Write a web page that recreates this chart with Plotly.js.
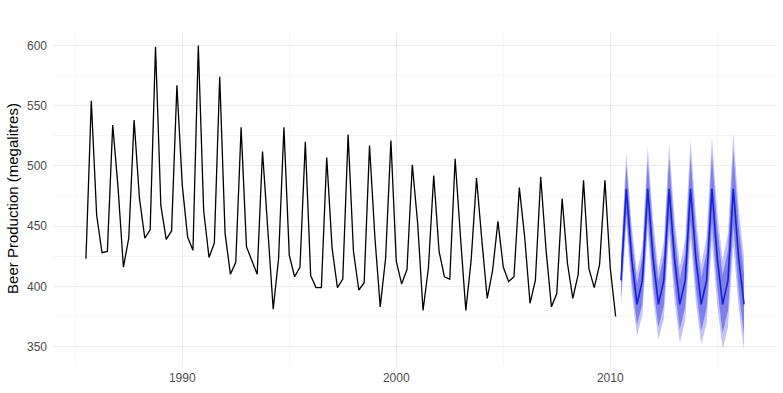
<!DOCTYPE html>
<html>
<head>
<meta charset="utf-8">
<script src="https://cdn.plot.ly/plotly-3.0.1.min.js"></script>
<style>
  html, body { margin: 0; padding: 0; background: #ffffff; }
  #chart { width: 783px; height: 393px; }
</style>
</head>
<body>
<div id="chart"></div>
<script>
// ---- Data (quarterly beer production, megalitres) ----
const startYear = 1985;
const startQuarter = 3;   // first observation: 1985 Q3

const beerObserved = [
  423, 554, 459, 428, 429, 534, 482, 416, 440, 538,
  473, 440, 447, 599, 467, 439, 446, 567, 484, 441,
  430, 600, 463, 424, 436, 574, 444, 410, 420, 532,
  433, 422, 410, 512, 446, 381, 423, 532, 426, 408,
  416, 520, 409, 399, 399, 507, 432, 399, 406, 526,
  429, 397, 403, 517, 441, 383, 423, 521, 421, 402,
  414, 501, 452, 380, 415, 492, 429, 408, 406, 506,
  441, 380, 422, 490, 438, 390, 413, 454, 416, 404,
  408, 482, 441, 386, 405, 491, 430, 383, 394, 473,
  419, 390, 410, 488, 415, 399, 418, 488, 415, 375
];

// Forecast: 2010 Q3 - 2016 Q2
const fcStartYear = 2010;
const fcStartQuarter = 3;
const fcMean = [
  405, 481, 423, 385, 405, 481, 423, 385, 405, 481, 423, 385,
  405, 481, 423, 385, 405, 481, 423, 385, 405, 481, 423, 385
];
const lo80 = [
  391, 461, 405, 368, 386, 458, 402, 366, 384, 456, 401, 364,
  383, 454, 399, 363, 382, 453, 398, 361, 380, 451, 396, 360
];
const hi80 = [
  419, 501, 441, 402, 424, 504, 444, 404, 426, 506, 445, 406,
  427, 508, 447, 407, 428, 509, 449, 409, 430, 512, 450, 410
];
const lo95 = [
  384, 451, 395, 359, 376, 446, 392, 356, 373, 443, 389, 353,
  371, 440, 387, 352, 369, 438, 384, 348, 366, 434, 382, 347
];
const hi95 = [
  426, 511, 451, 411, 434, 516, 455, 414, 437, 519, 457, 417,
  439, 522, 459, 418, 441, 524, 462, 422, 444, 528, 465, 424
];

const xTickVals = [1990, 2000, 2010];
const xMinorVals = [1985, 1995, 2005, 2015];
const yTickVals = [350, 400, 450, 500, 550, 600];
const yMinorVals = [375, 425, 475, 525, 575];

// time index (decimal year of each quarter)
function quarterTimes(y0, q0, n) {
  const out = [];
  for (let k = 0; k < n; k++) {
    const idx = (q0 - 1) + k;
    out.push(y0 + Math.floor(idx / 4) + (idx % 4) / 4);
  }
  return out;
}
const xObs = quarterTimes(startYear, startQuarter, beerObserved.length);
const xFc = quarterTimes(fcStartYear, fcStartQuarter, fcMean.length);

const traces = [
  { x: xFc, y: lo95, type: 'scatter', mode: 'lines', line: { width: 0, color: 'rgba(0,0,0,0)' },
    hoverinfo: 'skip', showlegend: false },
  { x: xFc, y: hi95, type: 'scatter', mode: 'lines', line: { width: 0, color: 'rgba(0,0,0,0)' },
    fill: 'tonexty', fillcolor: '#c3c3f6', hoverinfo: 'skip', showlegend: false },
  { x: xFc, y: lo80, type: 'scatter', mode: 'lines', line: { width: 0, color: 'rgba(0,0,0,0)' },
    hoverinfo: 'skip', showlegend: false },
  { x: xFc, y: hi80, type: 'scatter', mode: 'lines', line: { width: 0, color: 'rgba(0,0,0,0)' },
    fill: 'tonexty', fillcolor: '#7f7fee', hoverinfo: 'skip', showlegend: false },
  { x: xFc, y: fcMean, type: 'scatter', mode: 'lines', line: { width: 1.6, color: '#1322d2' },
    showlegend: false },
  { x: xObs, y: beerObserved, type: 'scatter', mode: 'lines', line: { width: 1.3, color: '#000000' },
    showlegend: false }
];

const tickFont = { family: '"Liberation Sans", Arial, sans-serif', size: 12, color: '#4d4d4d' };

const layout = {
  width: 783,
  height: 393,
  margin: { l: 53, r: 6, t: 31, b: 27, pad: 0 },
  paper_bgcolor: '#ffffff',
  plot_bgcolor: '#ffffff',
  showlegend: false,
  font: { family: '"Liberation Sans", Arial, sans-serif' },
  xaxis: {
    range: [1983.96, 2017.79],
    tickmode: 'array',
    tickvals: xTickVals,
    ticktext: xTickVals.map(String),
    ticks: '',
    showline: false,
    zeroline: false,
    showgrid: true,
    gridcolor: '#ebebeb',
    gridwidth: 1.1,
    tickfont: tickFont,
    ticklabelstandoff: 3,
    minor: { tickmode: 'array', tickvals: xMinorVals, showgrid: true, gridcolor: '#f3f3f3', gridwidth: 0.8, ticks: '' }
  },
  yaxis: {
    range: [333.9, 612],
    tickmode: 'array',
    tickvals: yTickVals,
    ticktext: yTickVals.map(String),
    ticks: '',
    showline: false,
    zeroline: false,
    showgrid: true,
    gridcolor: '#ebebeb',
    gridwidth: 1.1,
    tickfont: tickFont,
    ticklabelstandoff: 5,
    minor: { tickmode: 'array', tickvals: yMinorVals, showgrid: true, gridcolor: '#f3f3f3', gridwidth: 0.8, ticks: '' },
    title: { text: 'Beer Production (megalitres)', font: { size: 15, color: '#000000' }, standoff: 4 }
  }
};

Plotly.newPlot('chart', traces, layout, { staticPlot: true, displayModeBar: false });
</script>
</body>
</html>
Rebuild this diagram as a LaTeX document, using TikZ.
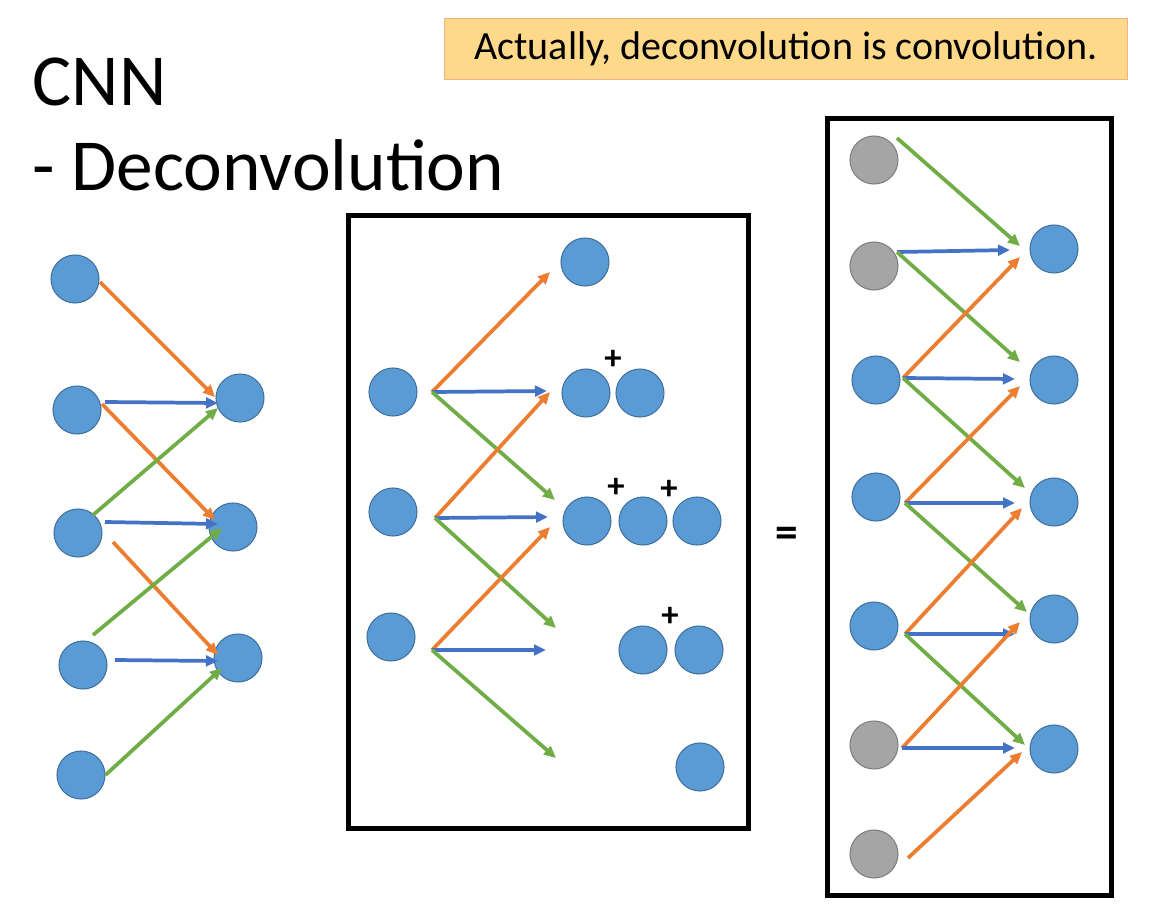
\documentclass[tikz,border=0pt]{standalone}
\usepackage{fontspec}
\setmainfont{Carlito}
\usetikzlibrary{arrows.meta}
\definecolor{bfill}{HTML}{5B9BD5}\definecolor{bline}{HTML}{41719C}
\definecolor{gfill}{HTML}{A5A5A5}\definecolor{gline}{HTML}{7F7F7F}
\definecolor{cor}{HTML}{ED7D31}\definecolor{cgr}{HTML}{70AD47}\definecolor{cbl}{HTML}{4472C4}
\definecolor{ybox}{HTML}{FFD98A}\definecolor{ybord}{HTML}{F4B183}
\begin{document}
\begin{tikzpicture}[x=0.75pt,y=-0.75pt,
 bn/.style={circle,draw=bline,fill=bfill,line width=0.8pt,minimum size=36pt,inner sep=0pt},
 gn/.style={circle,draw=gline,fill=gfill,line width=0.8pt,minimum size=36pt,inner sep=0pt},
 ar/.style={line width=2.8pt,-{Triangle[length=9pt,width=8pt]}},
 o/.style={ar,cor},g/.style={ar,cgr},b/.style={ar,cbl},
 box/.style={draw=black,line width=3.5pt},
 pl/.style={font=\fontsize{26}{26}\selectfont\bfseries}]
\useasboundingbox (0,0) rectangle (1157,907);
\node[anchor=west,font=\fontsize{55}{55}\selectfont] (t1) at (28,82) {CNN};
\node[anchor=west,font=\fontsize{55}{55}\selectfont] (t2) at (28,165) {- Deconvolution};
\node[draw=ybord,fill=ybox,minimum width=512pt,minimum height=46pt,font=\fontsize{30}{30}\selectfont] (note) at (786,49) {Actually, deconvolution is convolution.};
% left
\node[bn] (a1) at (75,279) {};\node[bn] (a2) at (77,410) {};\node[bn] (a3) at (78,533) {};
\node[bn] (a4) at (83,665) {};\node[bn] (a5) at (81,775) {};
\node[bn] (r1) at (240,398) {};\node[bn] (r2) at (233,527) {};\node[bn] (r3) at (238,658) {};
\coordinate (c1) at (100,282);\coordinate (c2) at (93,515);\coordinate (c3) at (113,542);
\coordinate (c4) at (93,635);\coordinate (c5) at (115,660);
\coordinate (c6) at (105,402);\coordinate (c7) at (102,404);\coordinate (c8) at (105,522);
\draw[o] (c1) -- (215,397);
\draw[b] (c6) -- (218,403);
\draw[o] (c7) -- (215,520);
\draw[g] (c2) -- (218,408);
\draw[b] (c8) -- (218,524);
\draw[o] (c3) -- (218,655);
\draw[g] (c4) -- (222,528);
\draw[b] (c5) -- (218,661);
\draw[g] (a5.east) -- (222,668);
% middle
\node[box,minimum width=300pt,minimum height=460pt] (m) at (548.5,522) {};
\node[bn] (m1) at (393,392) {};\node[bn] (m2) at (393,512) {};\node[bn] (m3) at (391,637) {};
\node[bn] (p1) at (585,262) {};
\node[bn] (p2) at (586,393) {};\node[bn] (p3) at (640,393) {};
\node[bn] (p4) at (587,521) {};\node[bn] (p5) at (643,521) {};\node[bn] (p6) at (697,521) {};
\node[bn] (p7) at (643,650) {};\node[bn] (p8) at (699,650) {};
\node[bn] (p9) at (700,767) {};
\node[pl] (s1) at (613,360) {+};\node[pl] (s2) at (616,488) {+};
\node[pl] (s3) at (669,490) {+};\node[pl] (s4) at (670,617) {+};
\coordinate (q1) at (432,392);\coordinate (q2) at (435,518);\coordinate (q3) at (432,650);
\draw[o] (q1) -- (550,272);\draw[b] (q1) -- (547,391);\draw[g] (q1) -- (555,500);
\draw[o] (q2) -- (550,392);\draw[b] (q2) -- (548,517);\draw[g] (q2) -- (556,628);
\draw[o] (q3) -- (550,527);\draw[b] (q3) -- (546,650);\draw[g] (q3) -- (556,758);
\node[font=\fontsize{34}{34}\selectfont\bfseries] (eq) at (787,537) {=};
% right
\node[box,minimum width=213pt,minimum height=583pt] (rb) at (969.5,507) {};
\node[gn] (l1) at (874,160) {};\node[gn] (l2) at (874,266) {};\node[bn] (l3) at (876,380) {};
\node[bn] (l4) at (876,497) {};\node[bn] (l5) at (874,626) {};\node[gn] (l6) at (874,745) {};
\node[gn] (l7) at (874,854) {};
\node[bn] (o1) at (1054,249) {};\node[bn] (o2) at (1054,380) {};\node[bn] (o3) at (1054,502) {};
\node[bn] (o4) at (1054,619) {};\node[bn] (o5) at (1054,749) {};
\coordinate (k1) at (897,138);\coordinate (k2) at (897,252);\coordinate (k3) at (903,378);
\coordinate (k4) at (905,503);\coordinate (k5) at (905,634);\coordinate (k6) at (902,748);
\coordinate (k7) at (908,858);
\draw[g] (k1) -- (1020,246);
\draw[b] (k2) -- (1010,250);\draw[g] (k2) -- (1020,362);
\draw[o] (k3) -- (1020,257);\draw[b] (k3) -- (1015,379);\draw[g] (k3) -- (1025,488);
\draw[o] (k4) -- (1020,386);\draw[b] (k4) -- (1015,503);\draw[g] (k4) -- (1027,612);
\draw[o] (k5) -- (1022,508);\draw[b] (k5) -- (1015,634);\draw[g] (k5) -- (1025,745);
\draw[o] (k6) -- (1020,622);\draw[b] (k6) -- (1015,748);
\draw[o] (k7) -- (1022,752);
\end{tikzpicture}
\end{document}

------------------------

**Exercise objective:** Write out exactly the lines between the start of the data and the line with "const startQuarter = 3;", including both, but none of the pictures.

**Expected answer:**
Write a web page that recreates this chart with Plotly.js.
<!DOCTYPE html>
<html>
<head>
<meta charset="utf-8">
<script src="https://cdn.plot.ly/plotly-3.0.1.min.js"></script>
<style>
  html, body { margin: 0; padding: 0; background: #ffffff; }
  #chart { width: 783px; height: 393px; }
</style>
</head>
<body>
<div id="chart"></div>
<script>
// ---- Data (quarterly beer production, megalitres) ----
const startYear = 1985;
const startQuarter = 3;   // first observation: 1985 Q3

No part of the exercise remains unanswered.